Raise your hand if you’ve ever been overwhelmed with the load of crap that’s on your calendar? Okay…crap may have been a bit harsh, but for real! Both of my hands are raised high up in the air right now…(and I’m typing this with my toes…joking, of course).
I can’t tell you how many times I’ve gotten frustrated with myself for scheduling so many dang things for my family & I. It always happens slowly & overtime so I don’t notice right away. But then once the weekend gets here, I’m wondering how in the HECK we’re going to get everything done that we need to. How are we going to make it to a birthday party, a baby shower, the grocery store, squeeze in Quincy’s nap, clean the house, do the umpteenth load of laundry & remember to feed ourselves? I mean seriously…it’s insane!
And then I get even MORE frustrated because 90% of what we have planned doesn’t include quality family time. And don’t get me wrong, this article is NOT to complain about the busy schedules we seem to keep, but it’s to talk about how society has made me (and I’m assuming others) feel that being busy is some sort of badge of honor.
Like the busier I am, the more important or accomplished or involved or whatever, I am. Busy people have so much going on because they have SO MUCH of their life together, right? No…not necessarily anyways.
I understand that there are busy seasons in life & there’s not much you can do other than to embrace the chaos, which I totally respect & can support. But what I cannot support & want to rid my life of is being busy for the sake of being busy. Not every moment of every day has to be planned & thought out & spoken for. I know…it sounds crazy coming from me, someone who loves to have everything planned down to the very last detail, but it’s true.
I have followed this idea of “the busier the better” but I’m so over it. Like so freaking over it. I blink and months go by, not days or weeks but legit months, but we’ve been so busy doing so many things that we never make time to relax or slow down.
I’ve always thought, if I’m so busy that must mean I’m being so productive. When in reality, the busier I am…the crankier, more exhausted & irritable I am. And what am I REALLY filling all my time with? What am I allowing to monopolize my life? Is it stuff that is going to feed my soul, that is going to have positive effects on my family? Or it just stuff?
Last weekend Jordan and I took Quincy to Fontenelle Forest to enjoy some nature! We’ve never been before & I was SO excited to spend some quality time just the three of us. I tried to go in with zero expectations since I had no idea how long Quincy would last (it was a scorcher that day) & I had no idea what exploring the trails would be like.

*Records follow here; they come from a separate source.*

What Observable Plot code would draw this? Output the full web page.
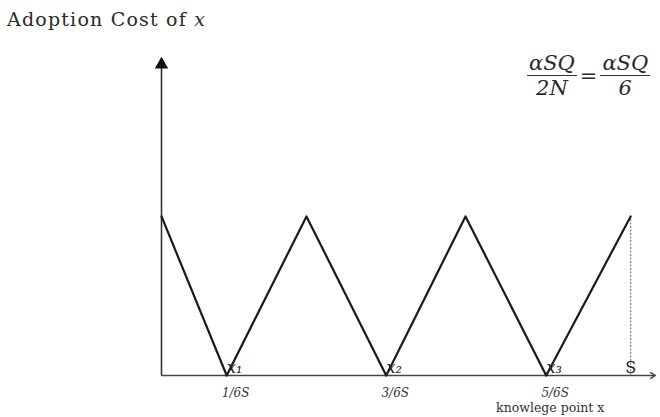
<!DOCTYPE html>
<html><head><meta charset="utf-8">
<script src="https://cdn.jsdelivr.net/npm/d3@7"></script>
<script src="https://cdn.jsdelivr.net/npm/@observablehq/plot@0.6"></script>
<style>
body{margin:0;background:#fff;}
#wrap{position:relative;width:660px;height:417px;overflow:hidden;font-family:"DejaVu Serif",serif;color:#222;}
#title{position:absolute;left:7px;top:8px;font-size:19px;letter-spacing:1.2px;color:#2a2a2a;}
#formula{position:absolute;left:527px;top:51px;font-size:21px;font-style:italic;display:flex;align-items:center;white-space:nowrap;color:#2a2a2a;}
.frac{display:inline-flex;flex-direction:column;align-items:center;}
.frac .num{border-bottom:1.6px solid #333;padding:0 2px 0 2px;}
.frac .den{padding-top:0px;}
.eq{font-style:normal;margin:0 3px;}
</style></head><body>
<div id="wrap">
<div id="chart"></div>
<div id="title">Adoption Cost of <i>x</i></div>
<div id="formula"><span class="frac"><span class="num">αSQ</span><span class="den">2N</span></span><span class="eq">=</span><span class="frac"><span class="num">αSQ</span><span class="den">6</span></span></div>
</div>
<script>
// knowledge point positions (in units of S) and adoption cost
const knowledgeX = [0, 0.139, 0.309, 0.479, 0.648, 0.82, 1.0];
const adoptionCost = [1, 0, 1, 0, 1, 0, 1];
const minimaX = [0.139, 0.479, 0.82];
const tickLabels = ["1/6S", "3/6S", "5/6S"];
const pointLabels = ["x\u2081", "x\u2082", "x\u2083"];
const endLabel = "S";
const xAxisTitle = "knowlege point x";
const xMax = 1.053;
const yMax = 1.98;

const zig = knowledgeX.map((x, i) => ({x, y: adoptionCost[i]}));
const peakEnd = zig[zig.length - 1];

const chart = Plot.plot({
  width: 660,
  height: 417,
  marginLeft: 161,
  marginRight: 5,
  marginTop: 60,
  marginBottom: 42,
  style: {fontFamily: "'DejaVu Serif', serif", color: "#222", background: "#fff"},
  x: {domain: [0, xMax]},
  y: {domain: [0, yMax], axis: null},
  marks: [
    // y axis line with arrow head
    Plot.ruleX([0], {y1: 0, y2: yMax, stroke: "#333", strokeWidth: 1.6}),
    Plot.dot([{x: 0, y: yMax}], {x: "x", y: "y", symbol: "triangle", r: 5, fill: "#111", stroke: "none", dy: 4}),
    // x axis with arrow
    Plot.arrow([{x1: 0, x2: xMax, y: 0}], {x1: "x1", x2: "x2", y1: "y", y2: "y", stroke: "#444", strokeWidth: 1.4, headLength: 6}),
    // dotted line at S
    Plot.ruleX([peakEnd], {x: "x", y1: 0, y2: "y", stroke: "#888", strokeWidth: 1.3, strokeDasharray: "2,1.5"}),
    // zigzag
    Plot.line(zig, {x: "x", y: "y", stroke: "#1a1a1a", strokeWidth: 2.2}),
    // tick labels
    Plot.axisX({ticks: minimaX, tickFormat: (d, i) => tickLabels[i], tickSize: 0, tickPadding: 13, fontSize: 12, fontStyle: "italic", label: null, dx: 9, fill: "#333"}),
    // point labels
    Plot.text(minimaX, {x: d => d, y: () => 0, text: (d, i) => pointLabels[i], dx: 8, dy: -8, fontSize: 16, fontStyle: "italic", fill: "#222"}),
    Plot.text([peakEnd], {x: "x", y: () => 0, text: () => endLabel, dy: -8, fontSize: 16, fill: "#222"}),
    Plot.text([xAxisTitle], {x: () => minimaX[2], frameAnchor: "bottom", text: d => d, dx: 4, dy: 36, fontSize: 12.5, fill: "#333"})
  ]
});
document.getElementById("chart").appendChild(chart);
</script>
</body></html>
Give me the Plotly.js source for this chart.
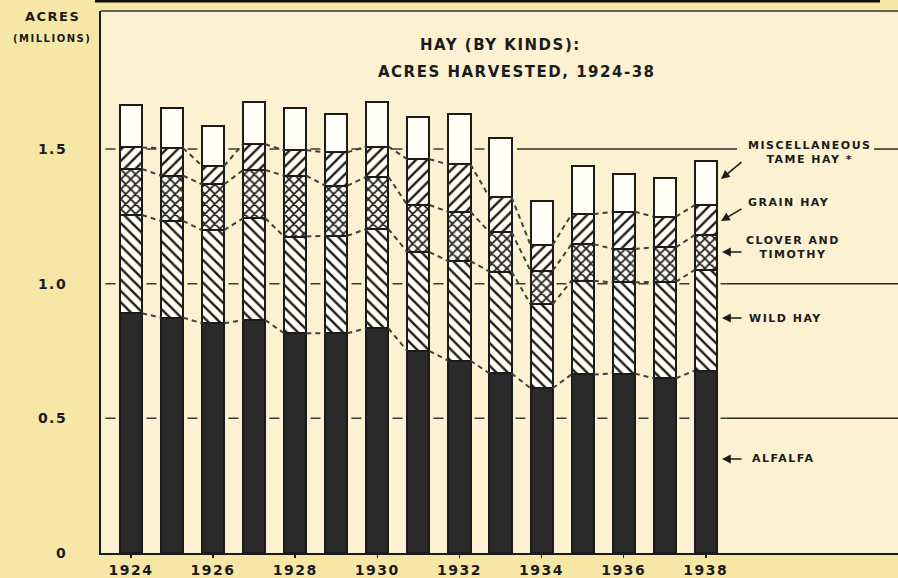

You guys…it was so much freaking fun. We let her run the show…if she wanted to stop & stare at a leaf for 10 minutes, we did. If she wanted to run down the trails barefoot, we let her. If she wanted to sit on the trail & listen to the birds chirp…we did it! It was so freeing to just be the three of us with no agenda & no plan but to enjoy each other.
That is the stuff I want to be “busy” with. That is the kind of thing I want to fill my weekends & evenings with. I know everyone says it, but Quincy is only going to be little once & we’re only going to be three of us for a short while longer. I want to spend as much time soaking up her sweetness as possible.
I want my weekends to be filled with nothing. So that it gives us the room to be together & to spend quality time enjoying each other’s company. I want to be “busy” with things that fill up my family’s love tank & bring us closer together. I want to be “busy” creating memories & hanging out with my kid(s) while they still want to be around me 🙂
So tell me…how do you spend your “busy” time with your family?
Thanks for stopping by, friends!
2 thoughts on “Busy Isn’t a Badge of Honor”
“When in reality, the busier I am…the crankier, more exhausted & irritable I am.” This is me as well. The last year (and a few months) have been a very busy season in life for me, and a stressful one, for sure, but I have recently discovered that things are settling down. I’m now having to recalibrate and get back to the relaxed existence I enjoyed before my youngest two were born. And it feels GOOD. 😀
It was nice to read this! Enjoy your family!! ❤ 🙂
I’m glad to hear that I’m not alone when it comes to being cranky & irritable when too many things are on my plate! Sometimes I’m too hard on myself, wondering why I can’t just deal with everything that life throws at me. But that’s not a healthy way to function!
I’m so glad that life has started to slow down a bit for you & that you’re enjoying a new rhythm with your family!
I sincerely appreciate all your sweet comments, Valerie!!